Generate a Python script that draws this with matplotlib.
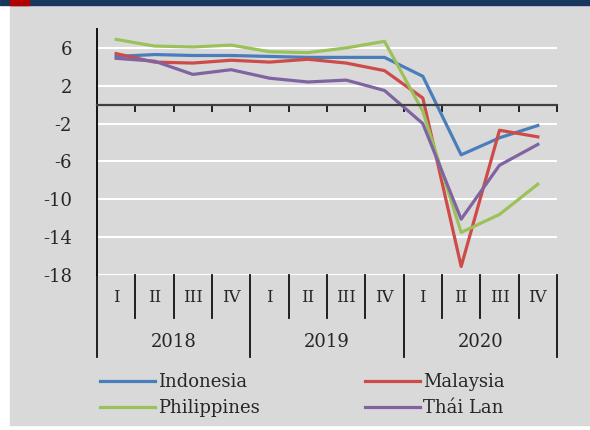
import matplotlib.pyplot as plt
from matplotlib.patches import Rectangle

quarters = ["I", "II", "III", "IV"]
years = ["2018", "2019", "2020"]

indonesia = [5.1, 5.3, 5.2, 5.2, 5.1, 5.0, 5.0, 5.0, 3.0, -5.3, -3.5, -2.2]
malaysia = [5.4, 4.5, 4.4, 4.7, 4.5, 4.8, 4.4, 3.6, 0.7, -17.1, -2.7, -3.4]
philippines = [6.9, 6.2, 6.1, 6.3, 5.6, 5.5, 6.0, 6.7, -0.7, -13.5, -11.6, -8.4]
thailand = [4.9, 4.6, 3.2, 3.7, 2.8, 2.4, 2.6, 1.5, -2.0, -12.1, -6.4, -4.2]

series = [
    ("Indonesia", indonesia, "#4a7ebb"),
    ("Malaysia", malaysia, "#cd4b48"),
    ("Philippines", philippines, "#9bc25a"),
    ("Thái Lan", thailand, "#8064a2"),
]

yticks = [6, 2, -2, -6, -10, -14, -18]

FONT = "DejaVu Serif"
FS = 13
TXT = "#262626"
BG = "#d9d9d9"

fig = plt.figure(figsize=(5.9, 4.3), dpi=100, facecolor="white")

# panel background + header bar
fig.patches.append(Rectangle((10 / 590, 0.012), 580 / 590, 1 - 0.012 - 5 / 430,
                             transform=fig.transFigure, color=BG, zorder=-10))
fig.patches.append(Rectangle((0, 1 - 5 / 430), 1, 5 / 430,
                             transform=fig.transFigure, color="#17375e", zorder=-9))
fig.patches.append(Rectangle((10 / 590, 1 - 5 / 430), 19 / 590, 5 / 430,
                             transform=fig.transFigure, color="#b00000", zorder=-8))

ax = fig.add_axes([97 / 590, 1 - 275 / 430, 460 / 590, 246 / 430])
ax.set_facecolor(BG)

n = len(indonesia)
x = list(range(n))
lines = {}
for name, vals, col in series:
    lines[name], = ax.plot(x, vals, color=col, lw=2.3, label=name)

ax.set_xlim(-0.5, n - 0.5)
ax.set_ylim(-18, 8)
ax.set_yticks(yticks)
ax.set_yticklabels([str(v) for v in yticks], fontsize=FS, family=FONT, color=TXT)
ax.tick_params(axis="y", length=0, pad=18)
ax.yaxis.grid(True, color="white", lw=1.5)
ax.set_axisbelow(True)

for s in ["top", "right"]:
    ax.spines[s].set_visible(False)
ax.spines["left"].set_color("#111111")
ax.spines["left"].set_linewidth(1.4)
ax.spines["bottom"].set_position(("data", 0))
ax.spines["bottom"].set_color("#404040")
ax.spines["bottom"].set_linewidth(1.6)
ax.set_xticks([k + 0.5 for k in range(n)])
ax.set_xticklabels([])
ax.tick_params(axis="x", direction="out", length=5, width=1.4, color="#222222")

# multi-level category axis below the plot
trans = ax.get_xaxis_transform()
for k in range(1, n):
    if k % 4 == 0:
        continue
    ax.plot([k - 0.5, k - 0.5], [0, -0.174], transform=trans, color="#111111",
            lw=1.3, clip_on=False)
for k in range(0, n + 1, 4):
    ax.plot([k - 0.5, k - 0.5], [0, -0.332], transform=trans, color="#111111",
            lw=1.3, clip_on=False)
for k in range(n):
    ax.text(k, -0.093, quarters[k % 4], transform=trans, ha="center", va="center",
            fontsize=FS - 1, family=FONT, color=TXT)
for j, yr in enumerate(years):
    ax.text(j * 4 + 1.5, -0.271, yr, transform=trans, ha="center", va="center",
            fontsize=FS, family=FONT, color=TXT)

order = ["Indonesia", "Philippines", "Malaysia", "Thái Lan"]
leg = fig.legend([lines[k] for k in order], order,
                 loc="upper left", bbox_to_anchor=(93 / 590, 1 - 366 / 430), ncol=2,
                 frameon=False, handlelength=3.05, handletextpad=0.15,
                 columnspacing=5.85, labelspacing=0.45, borderaxespad=0,
                 prop={"family": FONT, "size": FS})
for t in leg.get_texts():
    t.set_color(TXT)

fig.savefig("out.png", dpi=100, facecolor=fig.get_facecolor())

+ + + + + + +

*GOAL:*
Transcribe the opening line of the listing above, please, and every line after it through the line with "-12.1, -6.4, -4.2]", word for word, without pictures.

*SOLUTION FOR THIS PROBLEM:*
Generate a Python script that draws this with matplotlib.
import matplotlib.pyplot as plt
from matplotlib.patches import Rectangle

quarters = ["I", "II", "III", "IV"]
years = ["2018", "2019", "2020"]

indonesia = [5.1, 5.3, 5.2, 5.2, 5.1, 5.0, 5.0, 5.0, 3.0, -5.3, -3.5, -2.2]
malaysia = [5.4, 4.5, 4.4, 4.7, 4.5, 4.8, 4.4, 3.6, 0.7, -17.1, -2.7, -3.4]
philippines = [6.9, 6.2, 6.1, 6.3, 5.6, 5.5, 6.0, 6.7, -0.7, -13.5, -11.6, -8.4]
thailand = [4.9, 4.6, 3.2, 3.7, 2.8, 2.4, 2.6, 1.5, -2.0, -12.1, -6.4, -4.2]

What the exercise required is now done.